Another figure who was fundamental to the development of the museum is Benvenuto Crispoldi, a painter from Spello who was active between 1886 and 1923 and was the first socialist mayor of the city. He bequeathed all his works to the local council.
The Pinacoteca di Spello contains precious Gothic and Baroque jewellery, sacred vestments, polychrome wooden sculptures, paintings on panels, paintings on canvas and detached frescoes, dating from the end of the 13th century to the 18th century. They illustrate the quality of local artistry and the relationships between Spello and the other artistic towns in Umbrian such as Spoleto, Perugia and Foligno.

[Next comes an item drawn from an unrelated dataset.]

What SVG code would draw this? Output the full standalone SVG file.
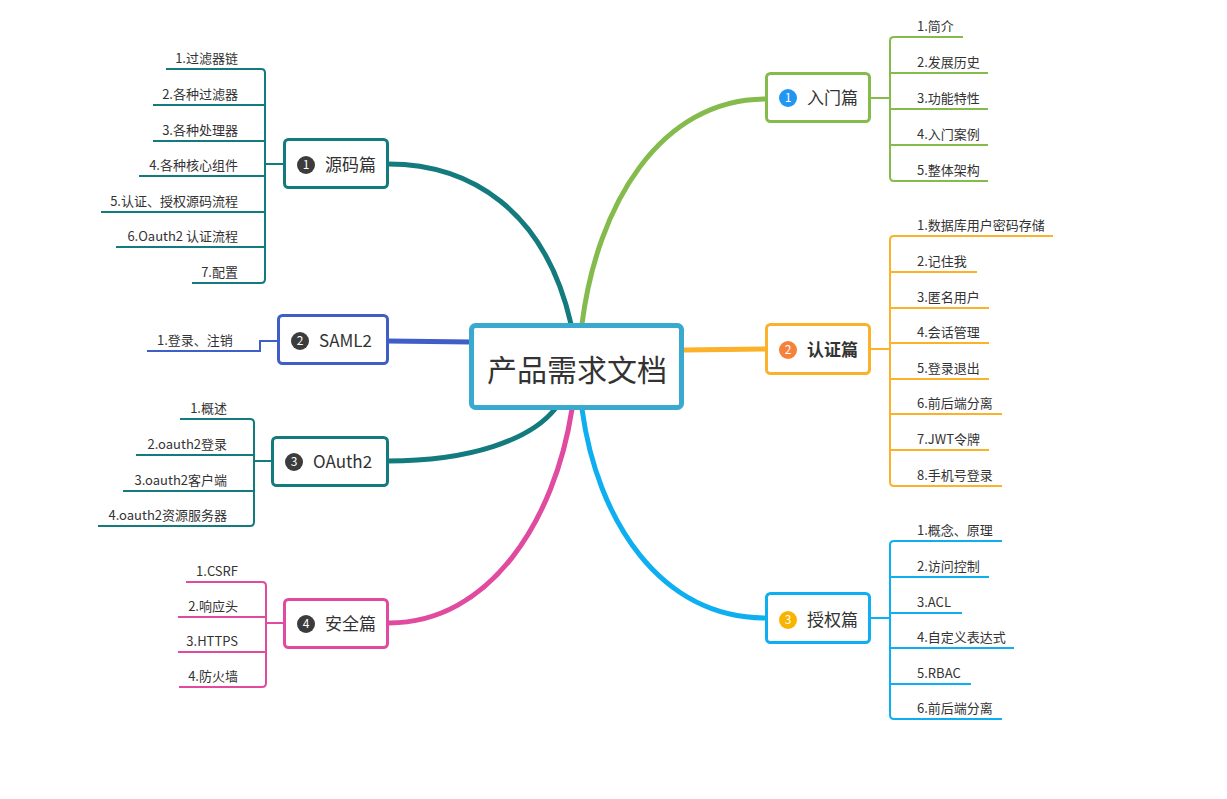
<svg xmlns="http://www.w3.org/2000/svg" width="1227" height="799" viewBox="0 0 1227 799">
<style>
text{font-family:"Microsoft YaHei","Noto Sans CJK SC","Noto Sans",sans-serif;fill:#333}
.leaf{font-size:13px}
.lt{font-size:13px;text-anchor:end}
.nt{font-size:17px}
.num{font-size:12px;fill:#fff;text-anchor:middle}
.box{fill:#fff;stroke-width:3}
.main{fill:none;stroke-width:5;stroke-linecap:round}
.br{fill:none;stroke-width:2}
.ul{fill:none;stroke-width:2}
.g{stroke:#84bb4c}.o{stroke:#fbb22a}.b{stroke:#0eaff0}.t{stroke:#137b7d}.s{stroke:#3f5ec8}.p{stroke:#e04a9f}
</style>
<rect width="1227" height="799" fill="#fff"/>
<g id="connectors">
<path class="main g" d="M582 324 C597 205 660 99 766 99"/>
<path class="main o" d="M684 350 L766 349"/>
<path class="main b" d="M582 409 C597 520 660 618 766 618"/>
<path class="main t" d="M388 164 C470 164 545 210 571 324"/>
<path class="main s" d="M388 341 L471 342"/>
<path class="main t" d="M388 461 C470 461 530 440 555 409"/>
<path class="main p" d="M572 409 C555 520 490 623 389 623"/>
<path class="br g" d="M870 98 H890 M894 37 Q890 37 890 41 V177 Q890 181 894 181"/>
<path class="br o" d="M870 349 H890 M894 236 Q890 236 890 240 V482 Q890 486 894 486"/>
<path class="br b" d="M870 618 H890 M894 541 Q890 541 890 545 V715 Q890 719 894 719"/>
<path class="br t" d="M284 164 H265 M261 69 Q265 69 265 73 V279 Q265 283 261 283"/>
<path class="br s" d="M278 341 H260 V351 H147"/>
<path class="br t" d="M272 461 H254 M250 419 Q254 419 254 423 V522 Q254 526 250 526"/>
<path class="br p" d="M284 623 H266 M262 582 Q266 582 266 586 V683 Q266 687 262 687"/>
</g>
<g id="center">
<rect x="471.5" y="325.5" width="210" height="82" rx="4" fill="#fff" stroke="#3aa9d0" stroke-width="5"/>
<text x="577" y="381" font-size="30" text-anchor="middle">产品需求文档</text>
</g>
<g id="node-rumen">
<rect class="box g" x="766.5" y="73.5" width="103" height="48" rx="4"/>
<circle cx="788" cy="98" r="9" fill="#2196f3"/>
<text class="num" x="788" y="102">1</text>
<text class="nt" x="807" y="104">入门篇</text>
</g>
<g id="leaves-rumen">
<path class="ul g" d="M894 37 H963 M890 73 H988 M890 109 H988 M890 145 H988 M894 181 H988"/>
<text class="leaf" x="917" y="31">1.简介</text>
<text class="leaf" x="917" y="67">2.发展历史</text>
<text class="leaf" x="917" y="103">3.功能特性</text>
<text class="leaf" x="917" y="139">4.入门案例</text>
<text class="leaf" x="917" y="175">5.整体架构</text>
</g>
<g id="node-renzheng">
<rect class="box o" x="766.5" y="324.5" width="103" height="49" rx="4"/>
<circle cx="788" cy="350" r="9" fill="#f5813a"/>
<text class="num" x="788" y="354">2</text>
<text class="nt" x="807" y="356" font-weight="bold">认证篇</text>
</g>
<g id="leaves-renzheng">
<path class="ul o" d="M894 236 H1053 M890 272 H977 M890 308 H989 M890 343 H989 M890 379 H989 M890 414 H1002 M890 450 H989 M894 486 H1002"/>
<text class="leaf" x="917" y="230">1.数据库用户密码存储</text>
<text class="leaf" x="917" y="266">2.记住我</text>
<text class="leaf" x="917" y="302">3.匿名用户</text>
<text class="leaf" x="917" y="337">4.会话管理</text>
<text class="leaf" x="917" y="373">5.登录退出</text>
<text class="leaf" x="917" y="408">6.前后端分离</text>
<text class="leaf" x="917" y="444">7.JWT令牌</text>
<text class="leaf" x="917" y="480">8.手机号登录</text>
</g>
<g id="node-shouquan">
<rect class="box b" x="766.5" y="593.5" width="103" height="49" rx="4"/>
<circle cx="788" cy="620" r="9" fill="#f8b400"/>
<text class="num" x="788" y="624">3</text>
<text class="nt" x="807" y="626">授权篇</text>
</g>
<g id="leaves-shouquan">
<path class="ul b" d="M894 541 H1002 M890 577 H989 M890 613 H962 M890 648 H1014 M890 684 H971 M894 719 H1002"/>
<text class="leaf" x="917" y="535">1.概念、原理</text>
<text class="leaf" x="917" y="571">2.访问控制</text>
<text class="leaf" x="917" y="607">3.ACL</text>
<text class="leaf" x="917" y="642">4.自定义表达式</text>
<text class="leaf" x="917" y="678">5.RBAC</text>
<text class="leaf" x="917" y="713">6.前后端分离</text>
</g>
<g id="node-yuanma">
<rect class="box t" x="284.5" y="139.5" width="103" height="48" rx="4"/>
<circle cx="306" cy="165" r="9" fill="#3c3c3c"/>
<text class="num" x="306" y="169">1</text>
<text class="nt" x="325" y="171">源码篇</text>
</g>
<g id="leaves-yuanma">
<path class="ul t" d="M166 69 H261 M153 105 H265 M153 141 H265 M139 176 H265 M101 212 H265 M116 247 H265 M192 283 H261"/>
<text class="lt" x="238" y="63">1.过滤器链</text>
<text class="lt" x="238" y="99">2.各种过滤器</text>
<text class="lt" x="238" y="135">3.各种处理器</text>
<text class="lt" x="238" y="170">4.各种核心组件</text>
<text class="lt" x="238" y="206">5.认证、授权源码流程</text>
<text class="lt" x="238" y="241">6.Oauth2 认证流程</text>
<text class="lt" x="238" y="277">7.配置</text>
</g>
<g id="node-saml2">
<rect class="box s" x="278.5" y="315.5" width="109" height="48" rx="4"/>
<circle cx="300" cy="341" r="9" fill="#3c3c3c"/>
<text class="num" x="300" y="345">2</text>
<text class="nt" x="319" y="347">SAML2</text>
</g>
<g id="leaves-saml2">
<text class="leaf" x="157" y="345">1.登录、注销</text>
</g>
<g id="node-oauth2">
<rect class="box t" x="272.5" y="437.5" width="115" height="48" rx="4"/>
<circle cx="294" cy="462" r="9" fill="#3c3c3c"/>
<text class="num" x="294" y="466">3</text>
<text class="nt" x="313" y="468">OAuth2</text>
</g>
<g id="leaves-oauth2">
<path class="ul t" d="M180 419 H250 M136 455 H254 M123 491 H254 M98 526 H250"/>
<text class="lt" x="227" y="413">1.概述</text>
<text class="lt" x="227" y="449">2.oauth2登录</text>
<text class="lt" x="227" y="485">3.oauth2客户端</text>
<text class="lt" x="227" y="520">4.oauth2资源服务器</text>
</g>
<g id="node-anquan">
<rect class="box p" x="284.5" y="599.5" width="103" height="48" rx="4"/>
<circle cx="306" cy="624" r="9" fill="#3c3c3c"/>
<text class="num" x="306" y="628">4</text>
<text class="nt" x="325" y="630">安全篇</text>
</g>
<g id="leaves-anquan">
<path class="ul p" d="M186 582 H262 M178 617 H266 M178 652 H266 M179 687 H262"/>
<text class="lt" x="238" y="576">1.CSRF</text>
<text class="lt" x="238" y="611">2.响应头</text>
<text class="lt" x="238" y="646">3.HTTPS</text>
<text class="lt" x="238" y="681">4.防火墙</text>
</g>
</svg>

The museum is divided into seven rooms, whose main attractions are a wooden Madonna carved in the early 14th century, the Croce Astile (Astile Cross) in gilded silver by Paolo Vanni dated 1398 and the Gonfalone (banner) by the Foligno-based workshop of the Mazzaforte, together with the Madonna col Rosario (Madonna with rosary) by Ascensidonio Spacca. In room 5 you’ll also see some exquisite panels from the choir of Santa Maria Maggiore, painted at the end of the 16th century by Zaccaria di Filippo Mazzola; also from the same church is the triptych of the Maestro dell’Assunta di Amelia, a tempera painting from the end of the 15th century placed in the same room as the Madonna con Bambino, attributed first to Pintoricchio and then to Andrea d’Assisi. The work was stolen in 1970 and did not return to Spello until 34 years later, in 2004; it is also tempera painting and was the central panel of the triptych of the Maestro dell’Assunta.